--- Start Extracted information ---

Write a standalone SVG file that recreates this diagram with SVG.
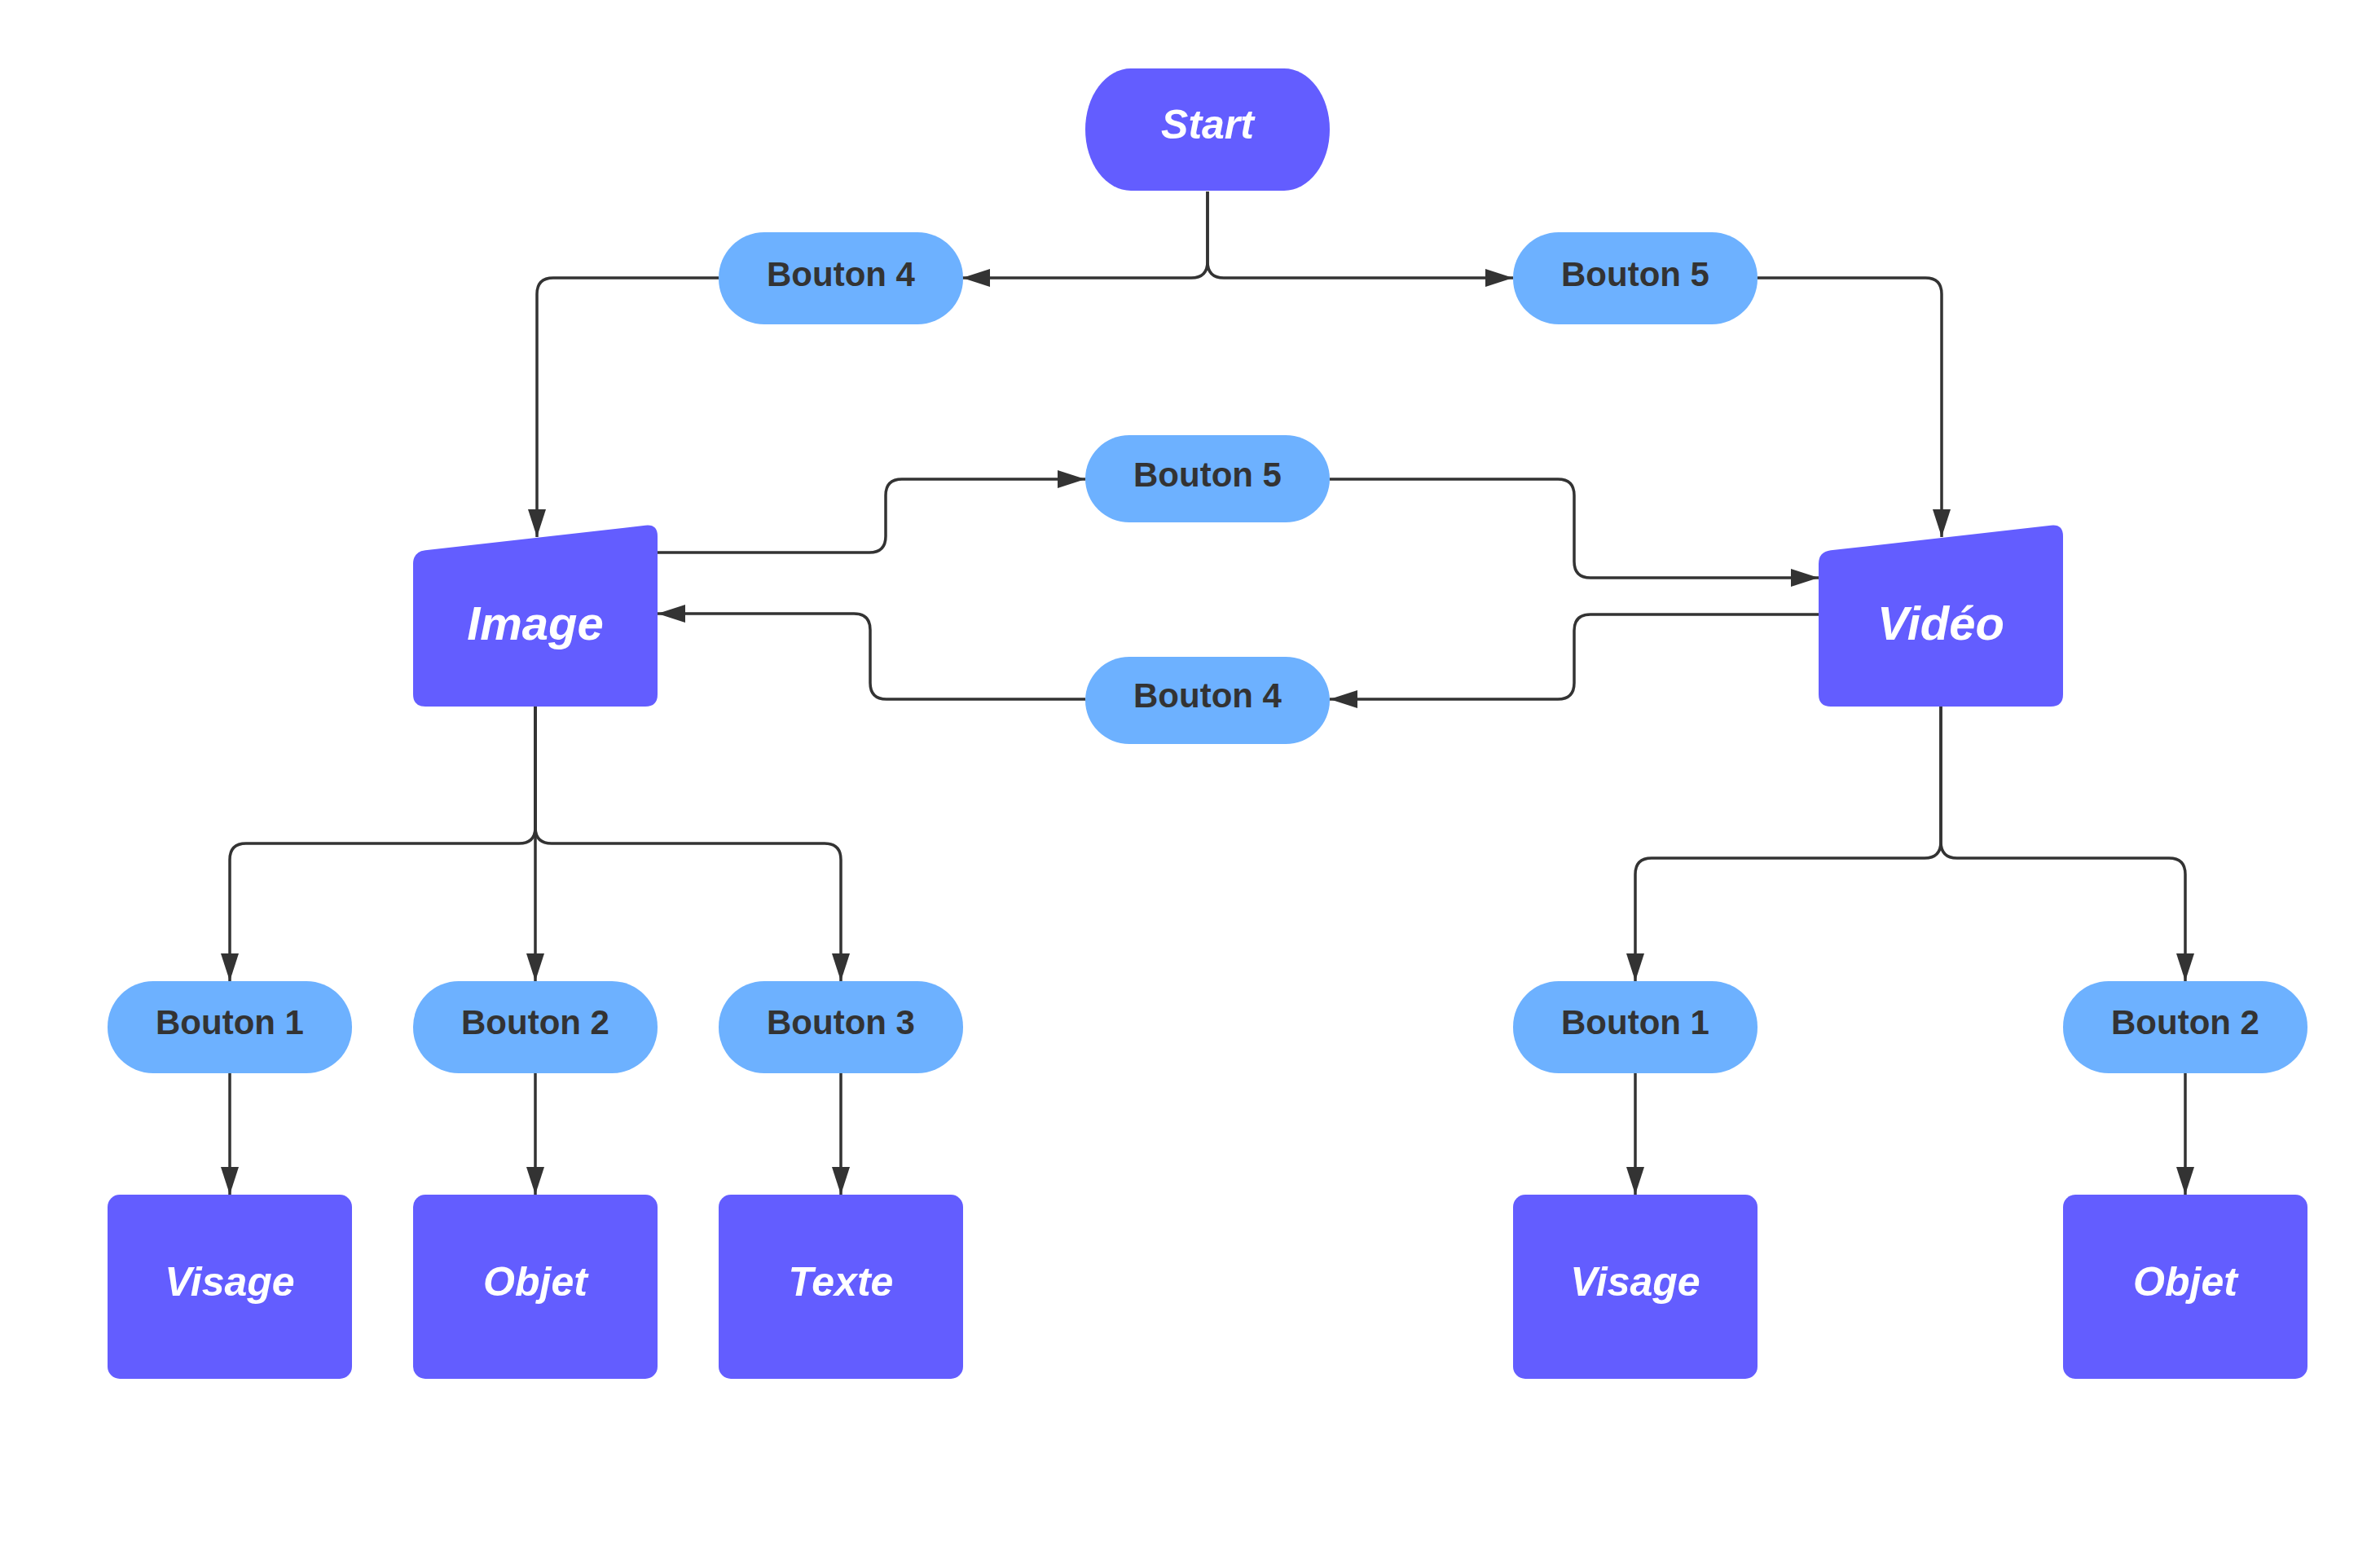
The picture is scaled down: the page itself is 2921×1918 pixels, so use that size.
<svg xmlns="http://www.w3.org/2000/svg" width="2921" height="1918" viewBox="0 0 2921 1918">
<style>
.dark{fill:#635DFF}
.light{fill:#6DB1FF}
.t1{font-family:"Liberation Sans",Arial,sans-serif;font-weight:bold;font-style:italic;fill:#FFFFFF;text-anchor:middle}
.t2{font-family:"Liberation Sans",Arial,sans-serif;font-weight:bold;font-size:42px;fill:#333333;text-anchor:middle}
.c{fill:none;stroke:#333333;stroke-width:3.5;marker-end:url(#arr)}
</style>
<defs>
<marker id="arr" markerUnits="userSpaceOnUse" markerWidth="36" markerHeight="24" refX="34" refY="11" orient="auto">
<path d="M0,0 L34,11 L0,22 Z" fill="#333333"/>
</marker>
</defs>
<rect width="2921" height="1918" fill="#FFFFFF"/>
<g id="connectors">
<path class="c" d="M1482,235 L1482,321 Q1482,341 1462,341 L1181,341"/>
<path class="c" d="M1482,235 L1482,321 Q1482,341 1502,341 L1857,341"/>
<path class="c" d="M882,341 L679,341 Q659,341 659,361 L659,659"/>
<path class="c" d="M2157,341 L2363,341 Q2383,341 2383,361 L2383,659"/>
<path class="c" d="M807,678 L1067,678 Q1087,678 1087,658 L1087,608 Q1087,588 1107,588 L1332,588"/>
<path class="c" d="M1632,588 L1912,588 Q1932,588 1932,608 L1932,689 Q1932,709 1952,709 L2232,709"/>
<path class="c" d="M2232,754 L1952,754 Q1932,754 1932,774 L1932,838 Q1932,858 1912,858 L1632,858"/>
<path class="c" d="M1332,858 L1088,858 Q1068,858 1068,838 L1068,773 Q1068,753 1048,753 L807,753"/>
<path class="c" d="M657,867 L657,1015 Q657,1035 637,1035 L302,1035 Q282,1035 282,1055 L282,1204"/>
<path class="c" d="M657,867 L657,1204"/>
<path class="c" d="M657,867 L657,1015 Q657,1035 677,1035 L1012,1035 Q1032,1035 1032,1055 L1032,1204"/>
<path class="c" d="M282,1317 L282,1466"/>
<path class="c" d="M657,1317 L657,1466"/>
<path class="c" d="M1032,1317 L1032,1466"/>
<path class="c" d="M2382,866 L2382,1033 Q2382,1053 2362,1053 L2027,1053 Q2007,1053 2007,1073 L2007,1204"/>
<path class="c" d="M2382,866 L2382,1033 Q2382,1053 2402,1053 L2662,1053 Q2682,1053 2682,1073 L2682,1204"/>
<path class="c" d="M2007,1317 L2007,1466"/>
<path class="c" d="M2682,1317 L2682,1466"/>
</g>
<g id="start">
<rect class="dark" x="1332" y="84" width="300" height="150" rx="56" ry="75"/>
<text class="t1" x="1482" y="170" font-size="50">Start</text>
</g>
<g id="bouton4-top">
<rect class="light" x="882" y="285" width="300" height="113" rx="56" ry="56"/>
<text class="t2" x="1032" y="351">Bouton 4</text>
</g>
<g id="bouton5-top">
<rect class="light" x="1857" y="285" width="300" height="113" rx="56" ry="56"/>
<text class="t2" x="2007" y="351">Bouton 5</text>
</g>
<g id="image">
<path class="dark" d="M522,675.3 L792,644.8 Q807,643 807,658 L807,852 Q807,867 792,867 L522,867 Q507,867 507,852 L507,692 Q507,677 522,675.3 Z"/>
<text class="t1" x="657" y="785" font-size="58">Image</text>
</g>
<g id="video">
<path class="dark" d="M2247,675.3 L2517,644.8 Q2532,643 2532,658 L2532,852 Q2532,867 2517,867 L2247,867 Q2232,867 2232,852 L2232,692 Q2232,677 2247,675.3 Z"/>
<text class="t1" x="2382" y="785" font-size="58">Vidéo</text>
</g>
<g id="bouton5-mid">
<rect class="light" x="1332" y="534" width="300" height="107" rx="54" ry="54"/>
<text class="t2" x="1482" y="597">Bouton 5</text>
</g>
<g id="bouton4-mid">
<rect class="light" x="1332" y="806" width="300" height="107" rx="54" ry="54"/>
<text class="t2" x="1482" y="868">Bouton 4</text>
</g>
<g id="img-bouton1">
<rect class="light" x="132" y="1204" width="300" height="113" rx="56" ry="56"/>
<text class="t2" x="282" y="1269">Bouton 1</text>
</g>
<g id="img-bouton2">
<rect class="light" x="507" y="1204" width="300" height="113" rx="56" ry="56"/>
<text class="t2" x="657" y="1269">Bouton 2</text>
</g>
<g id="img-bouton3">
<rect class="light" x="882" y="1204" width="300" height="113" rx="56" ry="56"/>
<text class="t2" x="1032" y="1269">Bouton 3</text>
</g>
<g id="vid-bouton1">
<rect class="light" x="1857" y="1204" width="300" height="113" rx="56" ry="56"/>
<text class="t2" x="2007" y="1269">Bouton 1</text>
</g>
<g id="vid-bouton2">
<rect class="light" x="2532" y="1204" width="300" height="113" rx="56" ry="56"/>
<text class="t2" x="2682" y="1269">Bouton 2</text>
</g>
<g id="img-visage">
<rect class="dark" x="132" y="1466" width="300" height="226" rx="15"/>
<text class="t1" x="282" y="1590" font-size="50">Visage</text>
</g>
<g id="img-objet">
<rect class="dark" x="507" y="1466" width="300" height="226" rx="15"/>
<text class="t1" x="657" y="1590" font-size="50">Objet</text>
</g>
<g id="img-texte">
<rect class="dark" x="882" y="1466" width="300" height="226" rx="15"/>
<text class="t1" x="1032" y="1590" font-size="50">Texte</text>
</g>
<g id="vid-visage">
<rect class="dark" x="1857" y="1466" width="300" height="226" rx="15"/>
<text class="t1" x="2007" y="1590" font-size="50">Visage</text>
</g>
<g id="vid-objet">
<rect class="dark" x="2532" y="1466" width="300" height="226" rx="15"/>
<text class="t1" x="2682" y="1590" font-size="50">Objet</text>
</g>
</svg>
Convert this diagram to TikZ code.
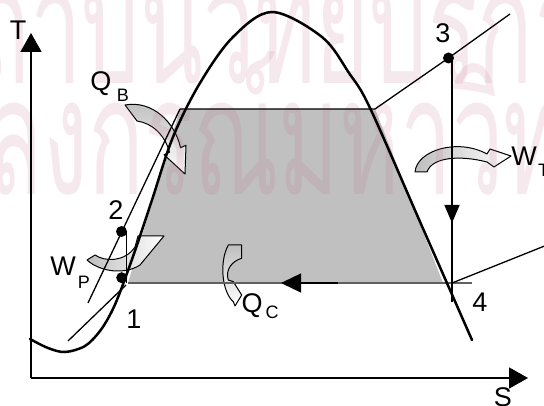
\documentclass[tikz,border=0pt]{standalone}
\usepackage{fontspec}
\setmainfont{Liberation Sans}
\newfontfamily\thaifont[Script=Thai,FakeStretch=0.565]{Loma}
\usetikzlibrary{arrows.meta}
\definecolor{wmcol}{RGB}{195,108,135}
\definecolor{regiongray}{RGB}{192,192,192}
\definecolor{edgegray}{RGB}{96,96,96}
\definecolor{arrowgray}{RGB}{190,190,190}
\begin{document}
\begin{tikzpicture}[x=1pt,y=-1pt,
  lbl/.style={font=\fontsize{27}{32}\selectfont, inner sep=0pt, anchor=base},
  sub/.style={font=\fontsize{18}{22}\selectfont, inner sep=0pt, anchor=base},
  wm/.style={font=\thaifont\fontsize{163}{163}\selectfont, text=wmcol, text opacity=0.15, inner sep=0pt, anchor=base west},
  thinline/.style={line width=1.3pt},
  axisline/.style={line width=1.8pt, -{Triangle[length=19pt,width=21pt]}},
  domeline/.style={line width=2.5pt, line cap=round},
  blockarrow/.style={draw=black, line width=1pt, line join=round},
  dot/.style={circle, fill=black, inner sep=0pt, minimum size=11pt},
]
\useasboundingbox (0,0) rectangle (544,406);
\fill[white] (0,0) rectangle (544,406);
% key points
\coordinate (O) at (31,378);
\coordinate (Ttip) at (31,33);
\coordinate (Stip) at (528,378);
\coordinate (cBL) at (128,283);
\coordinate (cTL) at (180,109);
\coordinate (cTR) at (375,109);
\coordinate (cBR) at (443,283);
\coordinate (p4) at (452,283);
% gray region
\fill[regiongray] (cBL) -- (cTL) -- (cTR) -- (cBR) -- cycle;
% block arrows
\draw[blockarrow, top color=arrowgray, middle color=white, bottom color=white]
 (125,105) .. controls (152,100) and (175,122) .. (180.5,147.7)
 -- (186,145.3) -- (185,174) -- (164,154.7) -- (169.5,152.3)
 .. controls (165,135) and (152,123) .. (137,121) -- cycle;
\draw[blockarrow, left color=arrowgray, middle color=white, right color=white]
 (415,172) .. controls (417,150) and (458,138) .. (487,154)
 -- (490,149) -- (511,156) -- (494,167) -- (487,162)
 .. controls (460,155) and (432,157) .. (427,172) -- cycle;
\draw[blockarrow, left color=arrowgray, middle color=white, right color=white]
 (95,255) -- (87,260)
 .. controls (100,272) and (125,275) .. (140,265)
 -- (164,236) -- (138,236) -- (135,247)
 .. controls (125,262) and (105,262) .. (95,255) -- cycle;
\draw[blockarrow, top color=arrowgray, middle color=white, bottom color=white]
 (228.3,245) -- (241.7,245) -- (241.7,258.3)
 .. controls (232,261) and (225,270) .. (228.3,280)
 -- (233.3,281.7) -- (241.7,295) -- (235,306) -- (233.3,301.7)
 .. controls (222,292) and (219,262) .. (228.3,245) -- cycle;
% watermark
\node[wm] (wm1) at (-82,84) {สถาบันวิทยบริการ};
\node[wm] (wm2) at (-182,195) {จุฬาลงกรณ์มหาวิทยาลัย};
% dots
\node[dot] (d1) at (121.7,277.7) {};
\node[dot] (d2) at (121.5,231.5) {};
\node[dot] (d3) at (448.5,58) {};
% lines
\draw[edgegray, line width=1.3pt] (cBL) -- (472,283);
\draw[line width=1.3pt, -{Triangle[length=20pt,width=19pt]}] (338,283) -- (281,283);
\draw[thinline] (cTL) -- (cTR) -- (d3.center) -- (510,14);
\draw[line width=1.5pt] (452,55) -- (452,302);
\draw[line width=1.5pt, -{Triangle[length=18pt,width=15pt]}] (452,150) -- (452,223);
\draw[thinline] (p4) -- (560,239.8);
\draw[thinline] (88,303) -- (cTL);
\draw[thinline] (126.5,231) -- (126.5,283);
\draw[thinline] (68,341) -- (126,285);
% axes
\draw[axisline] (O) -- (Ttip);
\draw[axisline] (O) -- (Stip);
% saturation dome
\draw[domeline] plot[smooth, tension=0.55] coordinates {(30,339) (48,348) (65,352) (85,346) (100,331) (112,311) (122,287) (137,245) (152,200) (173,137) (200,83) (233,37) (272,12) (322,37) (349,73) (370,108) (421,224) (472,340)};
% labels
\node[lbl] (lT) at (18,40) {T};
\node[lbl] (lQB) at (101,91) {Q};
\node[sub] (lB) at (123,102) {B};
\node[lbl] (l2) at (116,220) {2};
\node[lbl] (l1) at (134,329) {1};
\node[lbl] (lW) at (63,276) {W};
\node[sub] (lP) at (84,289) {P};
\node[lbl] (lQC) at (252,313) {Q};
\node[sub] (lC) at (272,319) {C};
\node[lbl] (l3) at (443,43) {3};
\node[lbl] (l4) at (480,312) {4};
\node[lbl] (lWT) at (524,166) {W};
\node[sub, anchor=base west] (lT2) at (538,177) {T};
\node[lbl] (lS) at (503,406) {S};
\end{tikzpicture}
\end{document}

--- End Extracted information ---

Search the data for the string "standalone". List each line that has it.

• **In response**
Write a standalone SVG file that recreates this diagram with SVG.
\documentclass[tikz,border=0pt]{standalone}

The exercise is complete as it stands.